• Request
Work through the data line by line, gathering every line that has the word "chart".
== Given data
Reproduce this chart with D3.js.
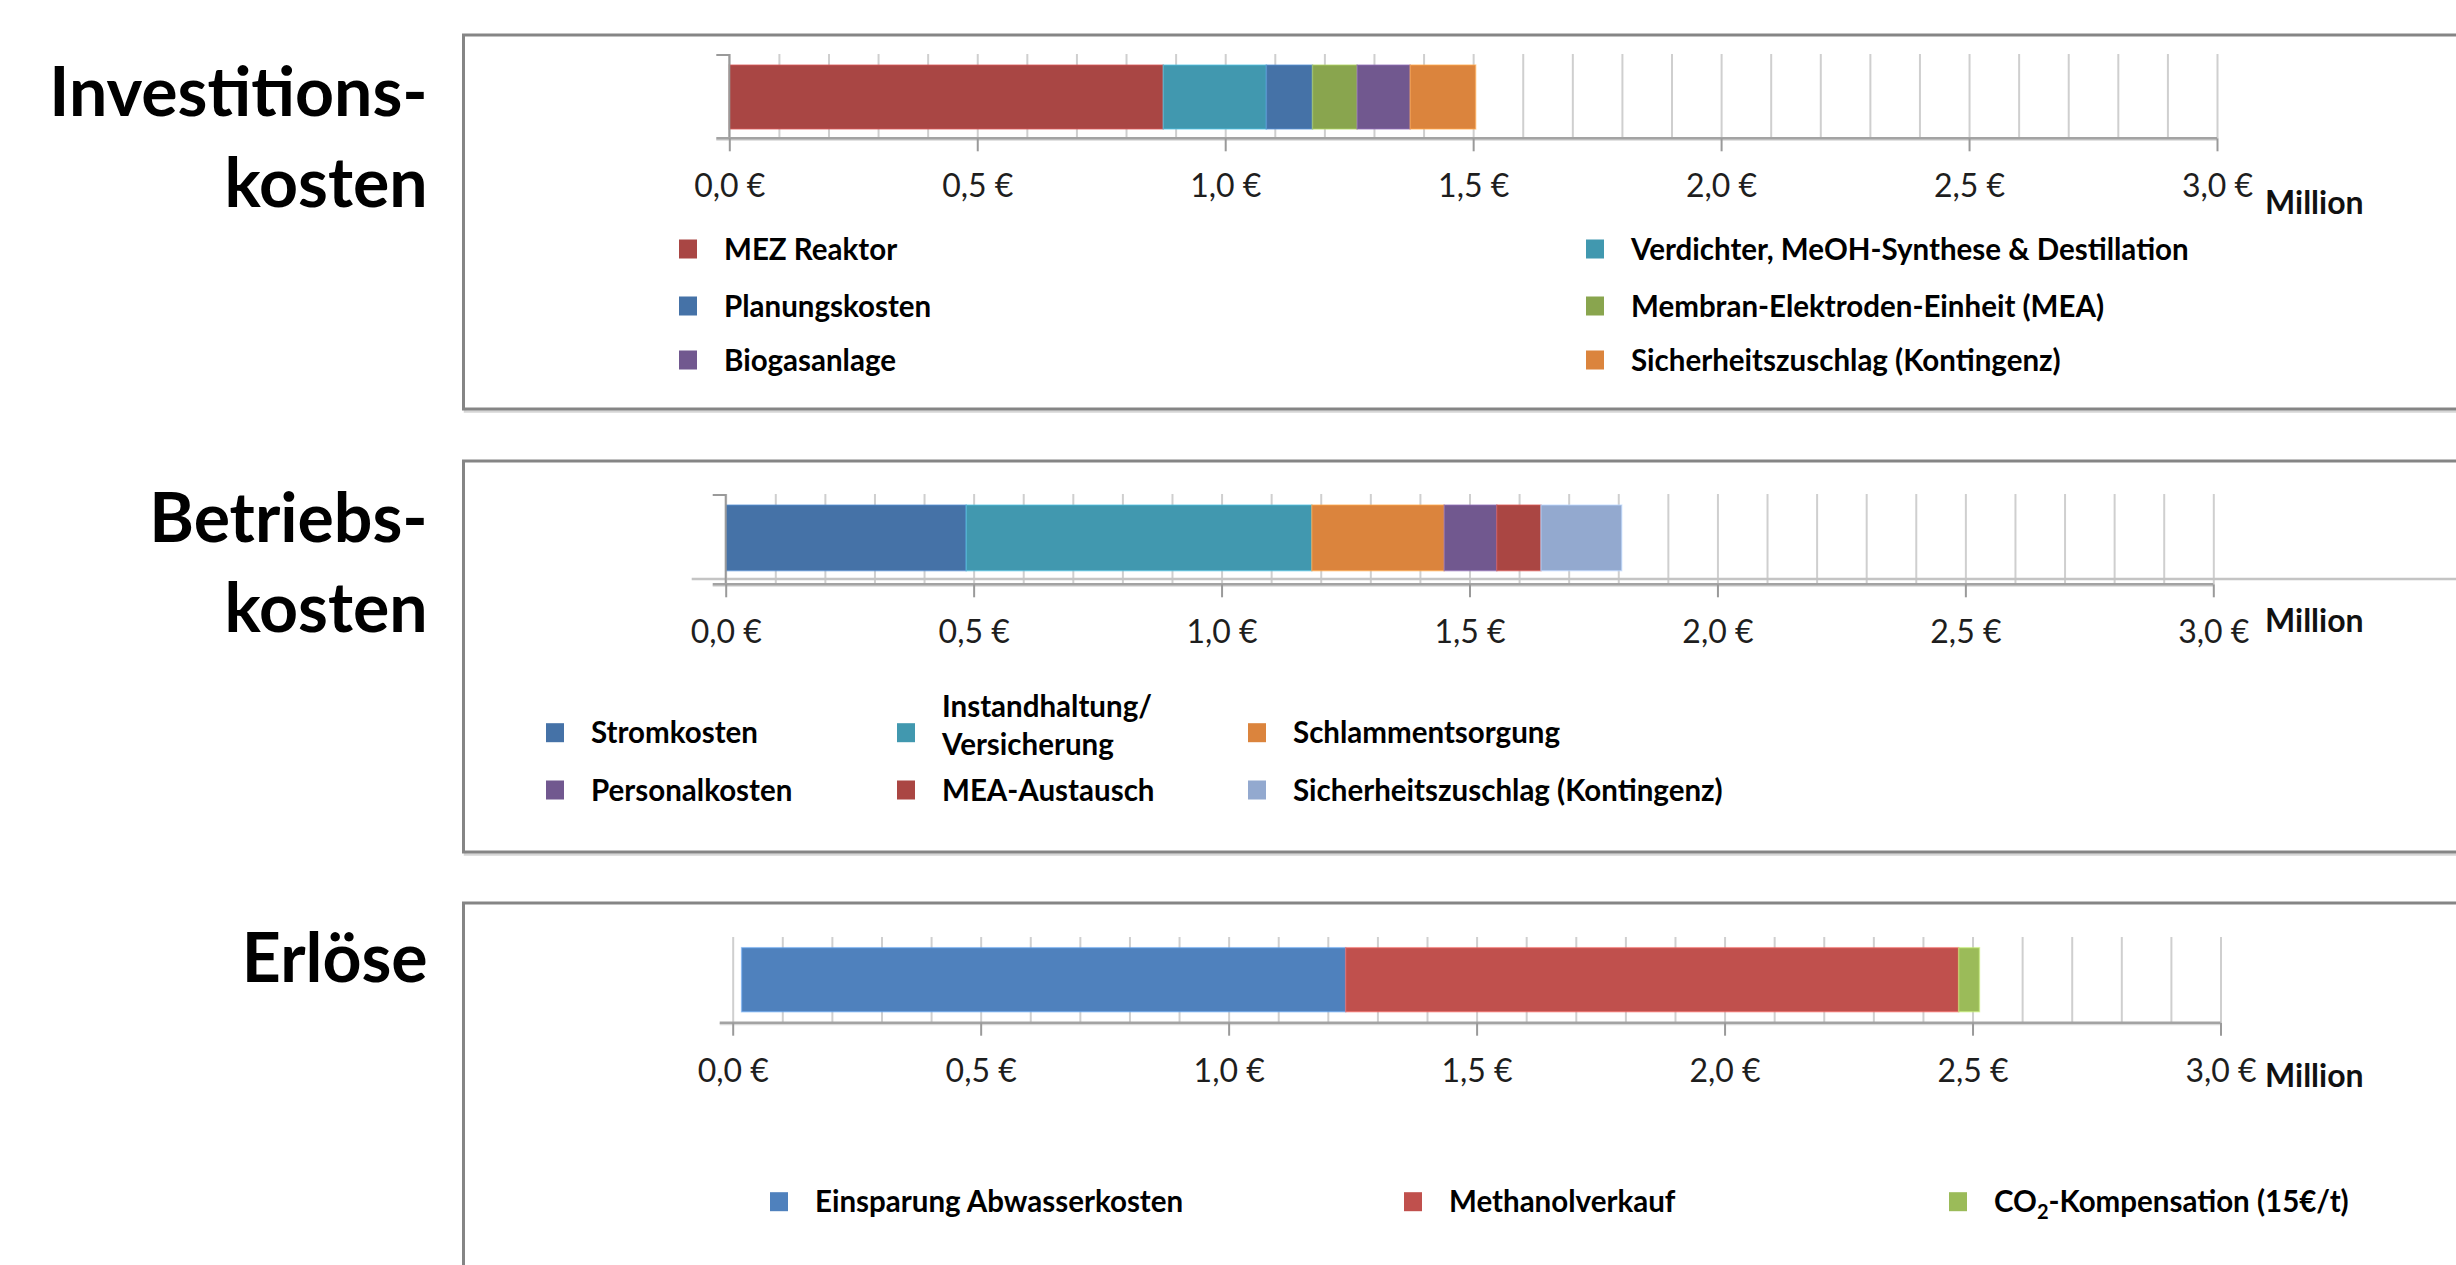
====
== Given data
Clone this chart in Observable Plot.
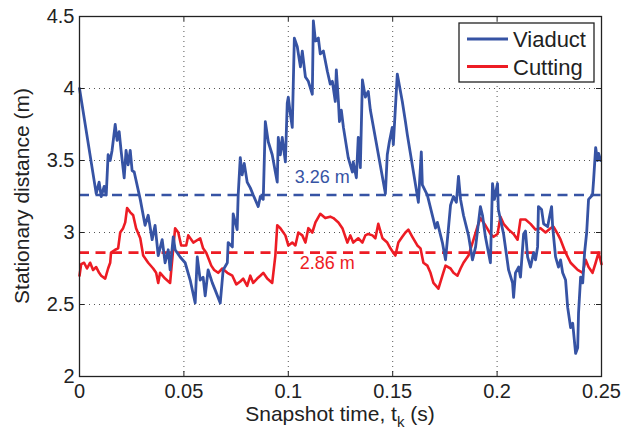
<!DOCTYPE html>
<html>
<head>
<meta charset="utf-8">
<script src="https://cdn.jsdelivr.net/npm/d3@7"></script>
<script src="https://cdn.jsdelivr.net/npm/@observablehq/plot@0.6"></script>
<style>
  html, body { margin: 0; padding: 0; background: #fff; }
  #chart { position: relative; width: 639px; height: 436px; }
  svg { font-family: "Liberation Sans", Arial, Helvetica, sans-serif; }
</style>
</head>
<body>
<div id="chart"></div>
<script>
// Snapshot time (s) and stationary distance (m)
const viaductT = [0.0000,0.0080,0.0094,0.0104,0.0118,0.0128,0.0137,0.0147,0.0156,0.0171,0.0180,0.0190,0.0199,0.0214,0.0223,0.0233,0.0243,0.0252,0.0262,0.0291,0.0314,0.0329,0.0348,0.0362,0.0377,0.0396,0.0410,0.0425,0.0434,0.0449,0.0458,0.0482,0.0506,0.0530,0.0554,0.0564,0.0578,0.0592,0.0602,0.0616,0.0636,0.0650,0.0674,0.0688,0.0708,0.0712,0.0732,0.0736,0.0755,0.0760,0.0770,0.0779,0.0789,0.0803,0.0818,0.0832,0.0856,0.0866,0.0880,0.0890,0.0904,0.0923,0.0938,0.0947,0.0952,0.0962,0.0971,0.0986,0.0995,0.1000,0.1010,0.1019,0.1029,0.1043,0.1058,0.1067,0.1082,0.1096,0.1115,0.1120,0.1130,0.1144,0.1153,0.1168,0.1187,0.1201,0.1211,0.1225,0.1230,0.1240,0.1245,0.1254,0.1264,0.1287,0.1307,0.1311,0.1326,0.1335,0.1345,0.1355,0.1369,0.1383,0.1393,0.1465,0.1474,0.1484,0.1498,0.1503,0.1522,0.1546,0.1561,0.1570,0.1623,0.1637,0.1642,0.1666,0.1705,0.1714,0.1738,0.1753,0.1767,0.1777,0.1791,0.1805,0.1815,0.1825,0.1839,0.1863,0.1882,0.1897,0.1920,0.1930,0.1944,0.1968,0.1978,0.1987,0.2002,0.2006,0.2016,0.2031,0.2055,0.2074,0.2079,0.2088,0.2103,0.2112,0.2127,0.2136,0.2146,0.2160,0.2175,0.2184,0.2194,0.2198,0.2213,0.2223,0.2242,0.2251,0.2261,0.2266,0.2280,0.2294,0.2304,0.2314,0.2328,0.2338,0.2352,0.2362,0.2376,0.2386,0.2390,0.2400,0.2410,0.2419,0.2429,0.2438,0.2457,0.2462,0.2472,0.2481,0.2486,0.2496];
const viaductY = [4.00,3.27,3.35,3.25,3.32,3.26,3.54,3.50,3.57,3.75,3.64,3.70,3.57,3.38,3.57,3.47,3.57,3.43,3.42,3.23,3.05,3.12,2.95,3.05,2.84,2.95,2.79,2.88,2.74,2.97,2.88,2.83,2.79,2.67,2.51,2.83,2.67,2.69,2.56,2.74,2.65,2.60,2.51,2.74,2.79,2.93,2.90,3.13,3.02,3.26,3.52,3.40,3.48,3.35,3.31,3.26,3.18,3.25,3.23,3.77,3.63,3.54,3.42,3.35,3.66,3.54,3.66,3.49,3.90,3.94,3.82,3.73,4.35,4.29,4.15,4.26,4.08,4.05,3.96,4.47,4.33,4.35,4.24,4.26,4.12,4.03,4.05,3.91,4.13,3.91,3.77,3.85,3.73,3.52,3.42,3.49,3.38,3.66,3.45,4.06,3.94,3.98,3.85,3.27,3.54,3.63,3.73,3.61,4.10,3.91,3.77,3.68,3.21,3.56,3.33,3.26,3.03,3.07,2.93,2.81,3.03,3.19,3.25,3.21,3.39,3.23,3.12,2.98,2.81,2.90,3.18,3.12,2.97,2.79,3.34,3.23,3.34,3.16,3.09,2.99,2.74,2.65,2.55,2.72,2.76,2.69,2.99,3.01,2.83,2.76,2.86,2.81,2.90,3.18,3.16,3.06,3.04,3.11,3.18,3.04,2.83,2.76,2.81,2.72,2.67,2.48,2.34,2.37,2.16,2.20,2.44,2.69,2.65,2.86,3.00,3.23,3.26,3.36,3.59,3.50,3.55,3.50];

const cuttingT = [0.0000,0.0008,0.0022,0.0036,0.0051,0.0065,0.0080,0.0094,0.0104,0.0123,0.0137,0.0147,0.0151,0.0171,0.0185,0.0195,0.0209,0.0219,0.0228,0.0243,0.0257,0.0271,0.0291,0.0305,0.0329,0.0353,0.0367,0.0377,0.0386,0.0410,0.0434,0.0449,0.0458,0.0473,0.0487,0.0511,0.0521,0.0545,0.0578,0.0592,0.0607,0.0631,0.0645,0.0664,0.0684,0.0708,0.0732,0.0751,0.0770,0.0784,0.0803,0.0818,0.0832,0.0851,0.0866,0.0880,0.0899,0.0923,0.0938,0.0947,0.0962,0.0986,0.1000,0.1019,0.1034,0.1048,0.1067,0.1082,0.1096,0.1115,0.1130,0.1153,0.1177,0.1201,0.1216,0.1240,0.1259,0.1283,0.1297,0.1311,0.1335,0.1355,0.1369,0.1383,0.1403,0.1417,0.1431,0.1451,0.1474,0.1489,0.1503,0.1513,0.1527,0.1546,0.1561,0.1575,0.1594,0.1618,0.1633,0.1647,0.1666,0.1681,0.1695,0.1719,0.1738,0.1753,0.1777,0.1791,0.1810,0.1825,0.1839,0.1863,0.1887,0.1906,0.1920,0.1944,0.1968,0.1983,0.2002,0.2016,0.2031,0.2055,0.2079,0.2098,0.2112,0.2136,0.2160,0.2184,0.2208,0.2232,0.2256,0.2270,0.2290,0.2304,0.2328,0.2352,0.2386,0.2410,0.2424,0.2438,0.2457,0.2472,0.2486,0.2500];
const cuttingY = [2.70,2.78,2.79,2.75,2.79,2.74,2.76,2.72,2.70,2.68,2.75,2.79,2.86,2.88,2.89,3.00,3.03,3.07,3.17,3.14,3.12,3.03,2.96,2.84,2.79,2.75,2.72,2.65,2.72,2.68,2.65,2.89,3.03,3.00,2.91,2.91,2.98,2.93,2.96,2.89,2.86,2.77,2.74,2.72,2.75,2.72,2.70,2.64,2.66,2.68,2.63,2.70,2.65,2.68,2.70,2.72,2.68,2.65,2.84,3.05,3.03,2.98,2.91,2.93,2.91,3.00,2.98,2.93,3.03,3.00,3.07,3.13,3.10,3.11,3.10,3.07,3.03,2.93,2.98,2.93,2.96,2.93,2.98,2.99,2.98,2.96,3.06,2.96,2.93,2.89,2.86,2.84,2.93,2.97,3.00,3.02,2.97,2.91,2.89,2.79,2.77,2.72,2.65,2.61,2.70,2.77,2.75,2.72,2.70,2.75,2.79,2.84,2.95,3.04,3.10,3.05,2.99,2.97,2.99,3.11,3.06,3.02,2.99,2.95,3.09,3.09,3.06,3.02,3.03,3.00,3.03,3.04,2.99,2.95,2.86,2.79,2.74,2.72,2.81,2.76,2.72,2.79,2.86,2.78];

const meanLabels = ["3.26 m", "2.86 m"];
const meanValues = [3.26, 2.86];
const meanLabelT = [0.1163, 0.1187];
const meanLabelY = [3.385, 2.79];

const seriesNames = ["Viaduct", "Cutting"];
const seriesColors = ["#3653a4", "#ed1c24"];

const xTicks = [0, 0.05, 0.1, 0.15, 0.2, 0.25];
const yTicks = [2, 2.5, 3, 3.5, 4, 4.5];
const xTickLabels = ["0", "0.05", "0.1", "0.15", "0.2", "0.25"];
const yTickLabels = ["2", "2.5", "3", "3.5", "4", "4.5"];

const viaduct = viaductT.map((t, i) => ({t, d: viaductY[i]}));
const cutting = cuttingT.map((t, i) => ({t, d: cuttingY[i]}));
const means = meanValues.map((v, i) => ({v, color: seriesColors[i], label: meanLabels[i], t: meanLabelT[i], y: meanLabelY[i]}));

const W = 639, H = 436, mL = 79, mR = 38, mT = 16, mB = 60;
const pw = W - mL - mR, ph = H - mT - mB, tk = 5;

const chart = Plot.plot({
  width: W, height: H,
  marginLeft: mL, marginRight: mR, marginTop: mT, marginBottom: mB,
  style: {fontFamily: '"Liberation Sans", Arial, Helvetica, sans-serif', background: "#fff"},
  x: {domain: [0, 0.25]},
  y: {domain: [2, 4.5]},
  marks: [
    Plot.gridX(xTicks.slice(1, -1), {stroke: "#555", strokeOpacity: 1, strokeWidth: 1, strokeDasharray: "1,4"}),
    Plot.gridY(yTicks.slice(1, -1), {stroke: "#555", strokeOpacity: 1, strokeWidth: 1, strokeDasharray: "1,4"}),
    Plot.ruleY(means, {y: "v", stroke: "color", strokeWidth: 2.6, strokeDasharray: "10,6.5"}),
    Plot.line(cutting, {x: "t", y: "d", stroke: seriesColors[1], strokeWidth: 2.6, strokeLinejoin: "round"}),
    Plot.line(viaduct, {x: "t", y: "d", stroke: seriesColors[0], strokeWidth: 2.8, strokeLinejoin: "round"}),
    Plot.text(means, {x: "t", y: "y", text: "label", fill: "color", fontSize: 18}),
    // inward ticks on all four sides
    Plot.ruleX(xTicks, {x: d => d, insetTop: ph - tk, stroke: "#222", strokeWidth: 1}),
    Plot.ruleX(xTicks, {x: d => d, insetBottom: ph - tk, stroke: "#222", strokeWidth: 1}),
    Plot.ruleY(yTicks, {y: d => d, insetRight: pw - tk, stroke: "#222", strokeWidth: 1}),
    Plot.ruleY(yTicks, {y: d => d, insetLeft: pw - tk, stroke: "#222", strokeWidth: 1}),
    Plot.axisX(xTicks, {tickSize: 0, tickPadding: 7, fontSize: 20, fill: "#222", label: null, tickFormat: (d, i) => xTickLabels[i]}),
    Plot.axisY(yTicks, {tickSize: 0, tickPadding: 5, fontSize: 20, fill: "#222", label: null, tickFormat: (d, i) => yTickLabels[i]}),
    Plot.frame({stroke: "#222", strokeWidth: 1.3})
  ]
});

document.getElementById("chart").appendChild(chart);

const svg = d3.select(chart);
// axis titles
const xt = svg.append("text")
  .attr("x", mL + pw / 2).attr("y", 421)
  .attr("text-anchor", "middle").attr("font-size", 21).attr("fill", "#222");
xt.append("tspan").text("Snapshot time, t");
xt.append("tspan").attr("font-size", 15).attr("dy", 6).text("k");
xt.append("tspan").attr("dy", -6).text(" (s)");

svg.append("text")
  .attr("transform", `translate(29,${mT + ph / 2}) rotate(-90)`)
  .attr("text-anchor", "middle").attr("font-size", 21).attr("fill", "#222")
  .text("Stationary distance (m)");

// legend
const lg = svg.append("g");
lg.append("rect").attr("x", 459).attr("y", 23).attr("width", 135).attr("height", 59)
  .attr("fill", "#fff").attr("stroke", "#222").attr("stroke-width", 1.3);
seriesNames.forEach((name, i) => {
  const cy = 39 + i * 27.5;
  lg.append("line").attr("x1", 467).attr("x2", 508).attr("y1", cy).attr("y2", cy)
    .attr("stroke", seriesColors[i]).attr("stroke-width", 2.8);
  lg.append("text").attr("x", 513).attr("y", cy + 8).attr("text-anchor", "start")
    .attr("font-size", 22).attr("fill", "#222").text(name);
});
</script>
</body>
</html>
====
• Output
Reproduce this chart with D3.js.
Clone this chart in Observable Plot.
  #chart { position: relative; width: 639px; height: 436px; }
<div id="chart"></div>
const chart = Plot.plot({
document.getElementById("chart").appendChild(chart);
const svg = d3.select(chart);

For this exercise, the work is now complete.